5) KG Heinke prevented the advance party of the 508th, which was dispatched to screen the Nijmegen bridge + its defenses, from reaching the ordered position. Afaik, Gavin had no intel regarding enemy forces just south east of the bridge (minor roads through polders) + right at the bridge.
6) MG was the only WF op where the Germans had air superiority (Sept. 18/19). While 300 German fighter planes were put under Model's command, bad weather (GB/Be) + disputes betw. US + British COs prevented aerial support on September 18, even though the weather in the theater had completely cleared up. German AA + fighter bombers kicked in, even though the area's AA screen was in a deep slumber before the landings.

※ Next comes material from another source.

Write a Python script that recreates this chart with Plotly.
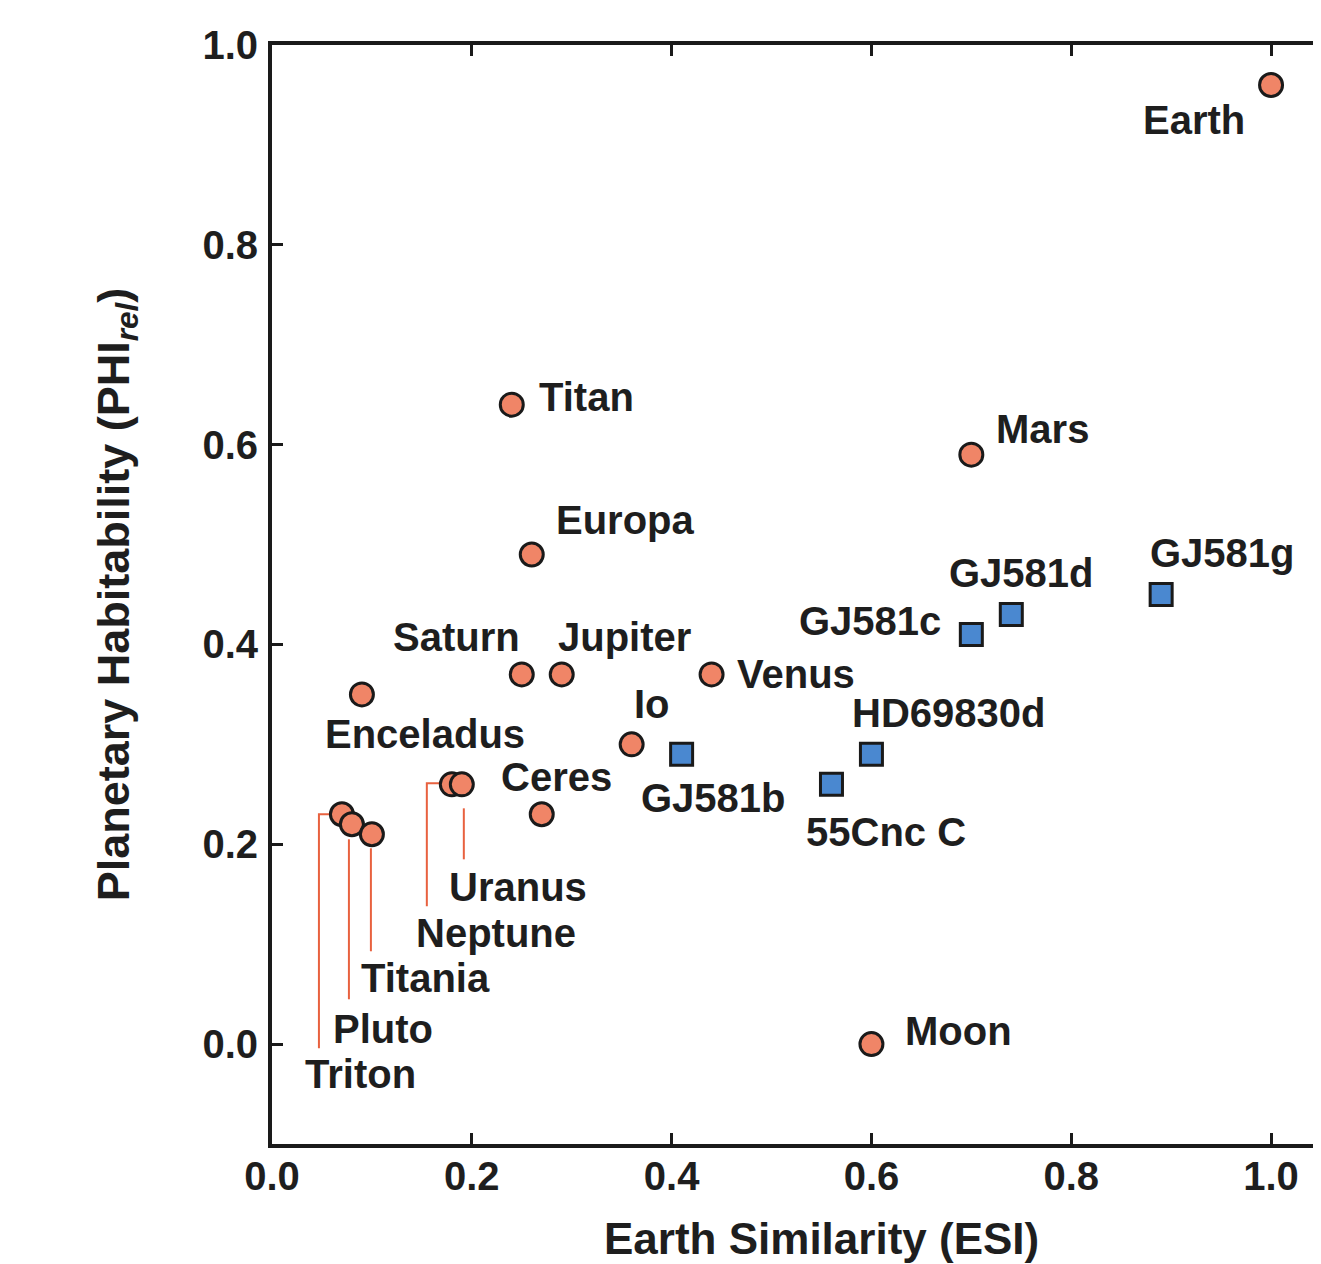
import plotly.graph_objects as go

# ---------------- data ----------------
sol_names = ["Earth", "Titan", "Europa", "Mars", "Saturn", "Jupiter", "Venus",
             "Enceladus", "Io", "Ceres", "Neptune", "Uranus", "Triton", "Pluto",
             "Titania", "Moon"]
sol_esi = [1.00, 0.24, 0.26, 0.70, 0.25, 0.29, 0.44, 0.09, 0.36, 0.27, 0.18, 0.19,
           0.07, 0.08, 0.10, 0.60]
sol_phi = [0.96, 0.64, 0.49, 0.59, 0.37, 0.37, 0.37, 0.35, 0.30, 0.23, 0.26, 0.26,
           0.23, 0.22, 0.21, 0.00]

exo_names = ["GJ581g", "GJ581d", "GJ581c", "HD69830d", "55Cnc C", "GJ581b"]
exo_esi = [0.89, 0.74, 0.70, 0.60, 0.56, 0.41]
exo_phi = [0.45, 0.43, 0.41, 0.29, 0.26, 0.29]

x_ticks = [0.0, 0.2, 0.4, 0.6, 0.8, 1.0]
y_ticks = [0.0, 0.2, 0.4, 0.6, 0.8, 1.0]

# ---------------- label styling (anchor, pixel shifts) ----------------
label_style = {
    "Earth": ("right", -24, -35),
    "Titan": ("left", 25, 8),
    "Europa": ("left", 22, 35),
    "Mars": ("left", 23, 26),
    "Saturn": ("right", 0, 37),
    "Jupiter": ("left", -6, 37),
    "Venus": ("left", 23, 0),
    "Enceladus": ("left", -39, -40),
    "Io": ("center", 20, 40),
    "Ceres": ("left", -43, 37),
    "Neptune": ("left", -38, -149),
    "Uranus": ("left", -15, -103),
    "Triton": ("left", -39, -260),
    "Pluto": ("left", -21, -205),
    "Titania": ("left", -13, -144),
    "Moon": ("left", 32, 13),
    "GJ581g": ("center", 61, 42),
    "GJ581d": ("center", 10, 41),
    "GJ581c": ("right", -28, 13),
    "HD69830d": ("center", 77, 41),
    "55Cnc C": ("center", 55, -48),
    "GJ581b": ("center", 32, -44),
}

# leader lines, pixel paths relative to the point (y up)
leader_paths = {
    "Triton": "M -11,0 L -23,0 L -23,-234",
    "Pluto": "M -3,-15 L -3,-175",
    "Titania": "M -1,-14 L -1,-117",
    "Neptune": "M -12,1 L -25,1 L -25,-122",
    "Uranus": "M 2,-24 L 2,-75",
}

FONT = "Liberation Sans, Arial, sans-serif"
TXT = "#1e1e1e"
AX = "#1a1a1a"

fig = go.Figure()
fig.add_trace(go.Scatter(
    x=sol_esi, y=sol_phi, mode="markers", name="Solar System",
    marker=dict(symbol="circle", size=23, color="#F08567",
                line=dict(color="#1a1a1a", width=3)),
    cliponaxis=False, showlegend=False))
fig.add_trace(go.Scatter(
    x=exo_esi, y=exo_phi, mode="markers", name="Exoplanets",
    marker=dict(symbol="square", size=22, color="#4A88D0",
                line=dict(color="#1a1a1a", width=3)),
    cliponaxis=False, showlegend=False))

all_names = sol_names + exo_names
all_x = sol_esi + exo_esi
all_y = sol_phi + exo_phi
for n, xv, yv in zip(all_names, all_x, all_y):
    anc, dx, dy = label_style[n]
    fig.add_annotation(x=xv, y=yv, xref="x", yref="y", text=n, showarrow=False,
                       xanchor=anc, yanchor="middle", xshift=dx, yshift=dy,
                       font=dict(family=FONT, size=40, color=TXT, weight="bold"))
    if n in leader_paths:
        fig.add_shape(type="path", xref="x", yref="y", xsizemode="pixel",
                      ysizemode="pixel", xanchor=xv, yanchor=yv,
                      path=leader_paths[n],
                      line=dict(color="#E8613F", width=2), layer="below")

fig.add_annotation(x=0.55, y=0, xref="x", yref="paper", yanchor="top",
                   yshift=-68, showarrow=False, text="Earth Similarity (ESI)",
                   font=dict(family=FONT, size=44, color=TXT, weight="bold"))

fig.update_layout(
    width=1313, height=1256,
    margin=dict(l=264, r=0, t=37, b=120),
    plot_bgcolor="white", paper_bgcolor="white",
    font=dict(family=FONT, color=TXT, weight="bold"),
    xaxis=dict(range=[0, 1.05], tickvals=x_ticks,
               ticktext=[f"{v:.1f}" for v in x_ticks],
               showgrid=False, zeroline=False, showline=True, linewidth=4,
               linecolor=AX, mirror="ticks", ticks="inside", ticklen=11,
               tickwidth=3, tickcolor=AX, ticklabelstandoff=-6,
               tickfont=dict(family=FONT, size=40, color=TXT, weight="bold")),
    yaxis=dict(range=[-0.1, 1.0], tickvals=y_ticks,
               ticktext=[f"{v:.1f}" for v in y_ticks],
               showgrid=False, zeroline=False, showline=True, linewidth=4,
               linecolor=AX, mirror=False, ticks="inside", ticklen=11,
               tickwidth=3, tickcolor=AX, ticklabelstandoff=2,
               tickfont=dict(family=FONT, size=40, color=TXT, weight="bold"),
               title=dict(text="Planetary Habitability (PHI<sub><i>rel</i></sub>)",
                          standoff=60,
                          font=dict(family=FONT, size=45, color=TXT, weight="bold"))),
)

fig.write_html("out.html")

Brereton insisted that all Allied CAS a/c in Belgium remained grounded on September 18, even though the weather in the MG theater offered perfect flying weather, while his planes resumed their missions. Pretty disturbing intervention, I wonder how he substantiated that request.
He also prevented night drops (which would have created a powerful momentum if executed as preliminary night attack on the Nijmegen bridge (16th/17th of September)). His argument: dark moon.